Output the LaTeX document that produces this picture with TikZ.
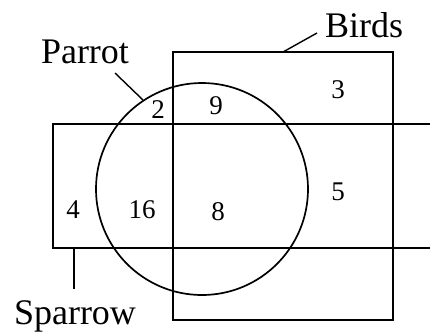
\documentclass[tikz,border=0pt]{standalone}
\usepackage{fontspec}
\setmainfont{Liberation Serif}
\begin{document}
\begin{tikzpicture}[x=1pt,y=-1pt, line width=1.7pt,
  lbl/.style={font=\fontsize{36}{42}\selectfont, inner sep=0pt},
  num/.style={font=\fontsize{27}{32}\selectfont, inner sep=0pt}]
\useasboundingbox (0,0) rectangle (430,333);
\clip (0,0) rectangle (430,333);
% Birds rectangle
\draw (173,52) rectangle (393,320);
% Sparrow rectangle (cut off at right)
\draw (440,124) -- (53,124) -- (53,248) -- (440,248);
% Parrot circle
\draw (202,189) circle[radius=106pt];
% labels
\node[lbl] (parrot) at (85,52) {Parrot};
\node[lbl] (birds) at (364,25) {Birds};
\node[lbl] (sparrow) at (75,316) {Sparrow};
\coordinate (pa1) at (115,73);
\coordinate (pa2) at (143,100);
\coordinate (bi1) at (317,33);
\coordinate (bi2) at (283,52);
\coordinate (sp1) at (74,248);
\coordinate (sp2) at (74,289);
\draw[line width=1.4pt] (pa1) -- (pa2);
\draw[line width=1.4pt] (bi1) -- (bi2);
\draw[line width=1.4pt] (sp1) -- (sp2);
% numbers
\node[num] (n2) at (158,110) {2};
\node[num] (n9) at (216,106) {9};
\node[num] (n3) at (338,90) {3};
\node[num] (n4) at (73,210) {4};
\node[num] (n16) at (142,210) {16};
\node[num] (n8) at (218,212) {8};
\node[num] (n5) at (338,192) {5};
\end{tikzpicture}
\end{document}
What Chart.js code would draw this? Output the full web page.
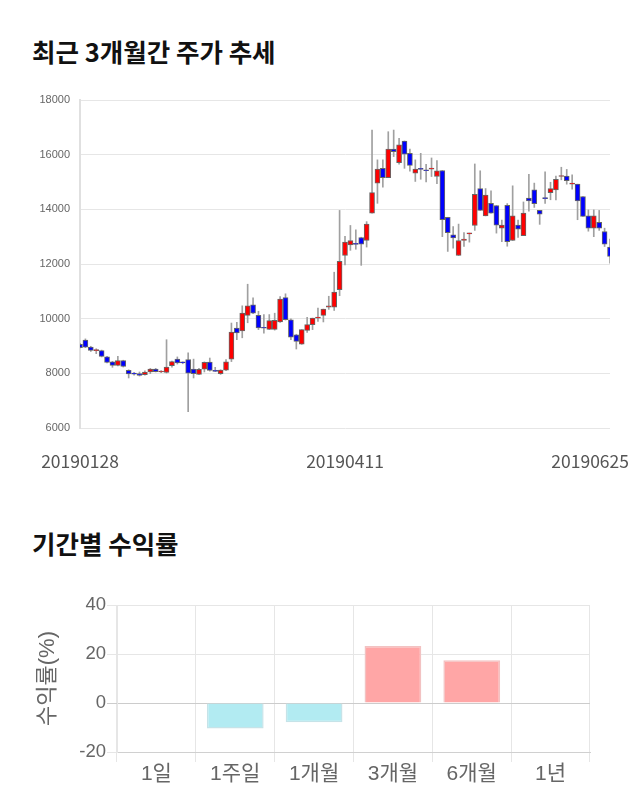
━━━━━━━━━━━━━━━━━━━━━━━━━━━━━━
Print the records word for word and exclude any picture they hold.

**Task solution**
Output the LaTeX document that produces this picture with TikZ.
\documentclass[tikz,border=0pt]{standalone}
\usepackage{fontspec}
\setmainfont{Liberation Serif}
\begin{document}
\begin{tikzpicture}[x=1pt,y=-1pt, line width=1.7pt,
  lbl/.style={font=\fontsize{36}{42}\selectfont, inner sep=0pt},
  num/.style={font=\fontsize{27}{32}\selectfont, inner sep=0pt}]
\useasboundingbox (0,0) rectangle (430,333);
\clip (0,0) rectangle (430,333);
% Birds rectangle
\draw (173,52) rectangle (393,320);
% Sparrow rectangle (cut off at right)
\draw (440,124) -- (53,124) -- (53,248) -- (440,248);
% Parrot circle
\draw (202,189) circle[radius=106pt];
% labels
\node[lbl] (parrot) at (85,52) {Parrot};
\node[lbl] (birds) at (364,25) {Birds};
\node[lbl] (sparrow) at (75,316) {Sparrow};
\coordinate (pa1) at (115,73);
\coordinate (pa2) at (143,100);
\coordinate (bi1) at (317,33);
\coordinate (bi2) at (283,52);
\coordinate (sp1) at (74,248);
\coordinate (sp2) at (74,289);
\draw[line width=1.4pt] (pa1) -- (pa2);
\draw[line width=1.4pt] (bi1) -- (bi2);
\draw[line width=1.4pt] (sp1) -- (sp2);
% numbers
\node[num] (n2) at (158,110) {2};
\node[num] (n9) at (216,106) {9};
\node[num] (n3) at (338,90) {3};
\node[num] (n4) at (73,210) {4};
\node[num] (n16) at (142,210) {16};
\node[num] (n8) at (218,212) {8};
\node[num] (n5) at (338,192) {5};
\end{tikzpicture}
\end{document}
What Chart.js code would draw this? Output the full web page.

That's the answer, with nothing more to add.